Viele Menschen sind orientierungslos bei ihrer Suche nach Möglichkeiten, die moderne Kommunikationstechnik effizient zu nutzen und zugleich dem Bedürfnis nach Menschlichkeit und persönlicher Beziehung gerecht zu werden. Diese Orientierungslosigkeit und der oft unreflektierte Umgang mit den modernen Kommunikationsmedien können dramatische Auswirkungen auf die Qualität unserer Kontakte und Beziehungen nicht nur im persönlich-privaten Bereich, sondern auch im betrieblichen Kontext haben. Sie führen häufig zum Beispiel zu einem Verlust persönlicher Bindung und Beziehung, was wiederum zum Beispiel zu einem erhöhten Abwandern von Mitarbeitern oder Verlust von Kunden führt. Deshalb hier einige Tipps, wie es auch im digitalen Zeitalter gelingt, mit Menschen eine gewinnende, weil wertschätzende Kommunikation zu führen – unabhängig davon, ob es sich um Kollegen oder Mitarbeiter, Kunden oder Geschäftspartner handelt.
Fünf Tipps für eine gewinnende Kommunikation
Tipp 1 – Human Awareness: Der persönliche Kontakt zählt nach wie vor. Das wird insbesondere bei der Vernetzung über die sozialen Medien gern vergessen. Eine hohe Zahl an digitalen Kontakten mag vielleicht beeindruckend auf Außenstehende wirken, doch die Qualität und nicht die Zahl der Kontakte entscheidet letztlich über die Tragfähigkeit Ihres Netzwerks. Diese Qualität können Sie erheblich steigern, wenn Sie die Kontakte auch offline, also im wirklichen Leben pflegen – vorausgesetzt, Sie beherrschen das moderne Kommunikations-Einmaleins für den direkten, persönlichen Kontakt, was zu Tipp zwei führt.
Tipp 2 – Social Awareness: Empathie gewinnt … ! Empathie wird von den robusteren Zeitgenossen oft falsch verstanden. Überspitzt formuliert sind sie der Auffassung: Ich muss auch lachen, wenn dies mein Gegenüber tut. Und wenn er weint? Doch sollte ich dies ebenfalls tun. Das kann ein Ausdruck von Empathie sein, ist es aber nicht zwangsläufig.

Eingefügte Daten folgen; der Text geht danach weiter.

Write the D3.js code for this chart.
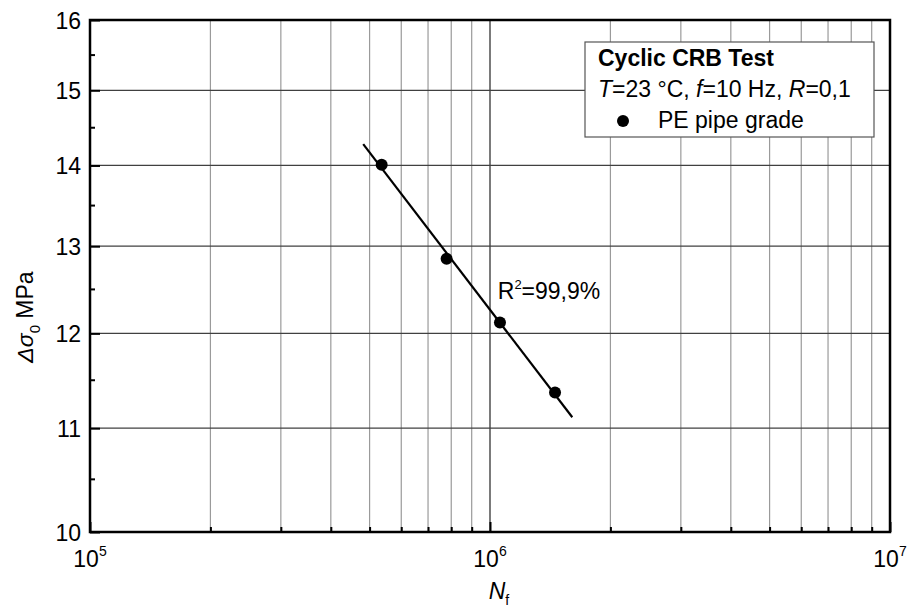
<!DOCTYPE html>
<html><head><meta charset="utf-8">
<script src="https://cdn.jsdelivr.net/npm/d3@7"></script>
<style>body{margin:0;background:#fff}svg{display:block}text{font-family:"Liberation Sans",Arial,sans-serif;fill:#000}</style>
</head><body><svg id="c" width="908" height="610"></svg>
<script>
// Data
const cyclesNf = [5.36e5, 7.79e5, 1.059e6, 1.454e6];
const stressRange = [14.01, 12.85, 12.12, 11.365];
const fitRangeNf = [4.82e5, 1.606e6];
const yTicks = [10, 11, 12, 13, 14, 15, 16];
const yMinor = [10.5, 11.5, 12.5, 13.5, 14.5, 15.5];
const xDecades = [1e5, 1e6, 1e7];
const xDecadeExp = ["5", "6", "7"];
const legendTitle = "Cyclic CRB Test";
const seriesName = "PE pipe grade";
const r2Label = "99,9%";

const W = 908, H = 610;
const m = {l: 90, r: 18, t: 20, b: 78};
const svg = d3.select("#c");
const x = d3.scaleLog().domain([1e5, 1e7]).range([m.l, W - m.r]);
const y = d3.scaleLog().domain([10, 16]).range([H - m.b, m.t]);
const x0 = m.l, x1 = W - m.r, y0 = H - m.b, y1 = m.t;

const xMinor = [];
[1e5, 1e6].forEach(d => { for (let k = 2; k <= 9; k++) xMinor.push(d * k); });

// vertical grid
svg.append("g").selectAll("line").data(xMinor).join("line")
  .attr("x1", d => x(d)).attr("x2", d => x(d)).attr("y1", y1).attr("y2", y0)
  .attr("stroke", "#9a9a9a").attr("stroke-width", 1.2);
svg.append("line").attr("x1", x(1e6)).attr("x2", x(1e6)).attr("y1", y1).attr("y2", y0)
  .attr("stroke", "#333").attr("stroke-width", 1.3);
// horizontal grid
svg.append("g").selectAll("line").data(yTicks.slice(1, -1)).join("line")
  .attr("x1", x0).attr("x2", x1).attr("y1", d => y(d)).attr("y2", d => y(d))
  .attr("stroke", "#404040").attr("stroke-width", 1.2);

// axes ticks (inward)
const gx = svg.append("g").attr("transform", `translate(0,${y0})`)
  .call(d3.axisBottom(x).tickValues(xMinor).tickSize(-5).tickFormat(""));
const gx2 = svg.append("g").attr("transform", `translate(0,${y0})`)
  .call(d3.axisBottom(x).tickValues(xDecades).tickSize(-10).tickFormat(""));
const gy = svg.append("g").attr("transform", `translate(${x0},0)`)
  .call(d3.axisLeft(y).tickValues(yMinor).tickSize(-5).tickFormat(""));
const gy2 = svg.append("g").attr("transform", `translate(${x0},0)`)
  .call(d3.axisLeft(y).tickValues(yTicks).tickSize(-10).tickFormat(""));
[gx, gx2, gy, gy2].forEach(g => {
  g.select(".domain").remove();
  g.selectAll(".tick line").attr("stroke", "#000").attr("stroke-width", 2);
});

// y tick labels
svg.append("g").selectAll("text").data(yTicks).join("text")
  .attr("x", x0 - 9).attr("y", d => y(d) + 8.5).attr("text-anchor", "end")
  .attr("font-size", 23).text(d => d);
// x tick labels 10^n
const xl = svg.append("g").selectAll("text").data(xDecades).join("text")
  .attr("x", d => x(d)).attr("y", y0 + 35).attr("text-anchor", "middle").attr("font-size", 23);
xl.append("tspan").text("10");
xl.append("tspan").attr("dy", -11).attr("font-size", 14).text((d, i) => xDecadeExp[i]);

// frame
svg.append("rect").attr("x", x0).attr("y", y1).attr("width", x1 - x0).attr("height", y0 - y1)
  .attr("fill", "none").attr("stroke", "#000").attr("stroke-width", 2.5);

// axis titles
const xt = svg.append("text").attr("x", x(1e6) + 9).attr("y", y0 + 67).attr("text-anchor", "middle").attr("font-size", 23);
xt.append("tspan").attr("font-style", "italic").text("N");
xt.append("tspan").attr("dy", 6).attr("font-size", 14).text("f");

const yt = svg.append("text").attr("transform", `translate(33,${(y0 + y1) / 2 + 41}) rotate(-90)`)
  .attr("text-anchor", "middle").attr("font-size", 23);
yt.append("tspan").attr("font-style", "italic").text("Δσ");
yt.append("tspan").attr("dy", 7).attr("font-size", 15).text("0");
yt.append("tspan").attr("dy", -7).text(" MPa");

// regression (log-log)
const lx = cyclesNf.map(Math.log10), ly = stressRange.map(Math.log10);
const mx = d3.mean(lx), my = d3.mean(ly);
const slope = d3.sum(lx.map((v, i) => (v - mx) * (ly[i] - my))) / d3.sum(lx.map(v => (v - mx) ** 2));
const icpt = my - slope * mx;
const fit = fitRangeNf.map(n => [n, Math.pow(10, icpt + slope * Math.log10(n))]);
svg.append("path").attr("d", d3.line().x(d => x(d[0])).y(d => y(d[1]))(fit))
  .attr("stroke", "#000").attr("stroke-width", 2.2).attr("fill", "none");

// points
svg.append("g").selectAll("circle").data(cyclesNf).join("circle")
  .attr("cx", d => x(d)).attr("cy", (d, i) => y(stressRange[i])).attr("r", 6).attr("fill", "#000");

// R2 label
const rt = svg.append("text").attr("x", x(1.07e6) - 4).attr("y", 299).attr("font-size", 23);
rt.append("tspan").text("R");
rt.append("tspan").attr("dy", -10).attr("font-size", 13).text("2");
rt.append("tspan").attr("dy", 10).text("=" + r2Label);

// legend
const lg = svg.append("g");
lg.append("rect").attr("x", 585).attr("y", 42).attr("width", 289).attr("height", 95)
  .attr("fill", "#fff").attr("stroke", "#555").attr("stroke-width", 1.2);
lg.append("text").attr("x", 598).attr("y", 66).attr("font-size", 23).attr("font-weight", "bold").text(legendTitle);
const l2 = lg.append("text").attr("x", 598).attr("y", 97).attr("font-size", 23);
l2.append("tspan").attr("font-style", "italic").text("T");
l2.append("tspan").text("=23 °C, ");
l2.append("tspan").attr("font-style", "italic").text("f");
l2.append("tspan").text("=10 Hz, ");
l2.append("tspan").attr("font-style", "italic").text("R");
l2.append("tspan").text("=0,1");
lg.append("circle").attr("cx", 623).attr("cy", 121).attr("r", 6).attr("fill", "#000");
lg.append("text").attr("x", 658).attr("y", 128).attr("font-size", 23).text(seriesName);
</script></body></html>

Viel wichtiger ist es, dem anderen zuzuhören – um den Menschen zunächst wahr- und anzunehmen. Aus der hieraus erwachsenden Verbindung und Vertrauensgrundlage entwickeln empathische Menschen dann Lösungen oder Ideen, die dem anderen im Idealfall helfen, beispielsweise sein Problem einfacher in den Griff zu bekommen und zu lösen.
Empathie ist wie die Frage, wie eine Person ein bestimmtes Ziel erreicht. Um jemandem die bestmögliche Wegbeschreibung zu geben, ist es wichtig zu wissen:
- Wohin will die Person?
- Wie will sie das Ziel erreichen (zum Beispiel auf schnellsten, kürzesten oder sichersten Weg)?
- Wie ist sie unterwegs (zum Beispiel per Fuß oder mit dem Fahrrad oder Auto)?
- Welche Hilfsmittel stehen ihr zur Verfügung (zum Beispiel ein Stadtplan oder ein Navi)? Und
- Was benötigt sie gegebenenfalls noch für das Zurücklegen dieses Wegs (zum Beispiel eine Wegskizze, eine Fahrkarte, Sprit oder Proviant)?
Dies zu erfragen und zunächst zuzuhören, statt (vorschnell) zu antworten, ist die einfachste Art, Menschen zu gewinnen und tragfähige Lösungen zu finden sowie Partnerschaften aufzubauen.
Tipp 3 – Incident Awareness: Die Wahl des Kommunikationsmediums kann den Verlauf und Ausgang einer Situation entscheidend beeinflussen – unabhängig davon, ob es um das Herbeiführen von Entscheidungen, das Motivieren von Mitarbeitern, das Gewinnen von Kunden oder das Erzielen eines Vertragsabschlusses geht. Erfolgreich sind hier vor allem diejenigen, die den Unterschied zwischen „dringend“ und „wichtig“ erkennen. In der irrigen Annahme immer schnell reagieren zu müssen (= dringend), wird häufig das Potenzial missachtet, das aus der möglichen „Wichtigkeit“ resultiert. Wer schnell reagiert, macht häufiger Fehler und vergisst oft entscheidende Details. Und vor allem bleiben bei der schnellen Kommunikation, so nebenbei, häufig die Wertschätzung und Anerkennung für den anderen auf der Strecke. Kommunikation reduziert sich auf Information.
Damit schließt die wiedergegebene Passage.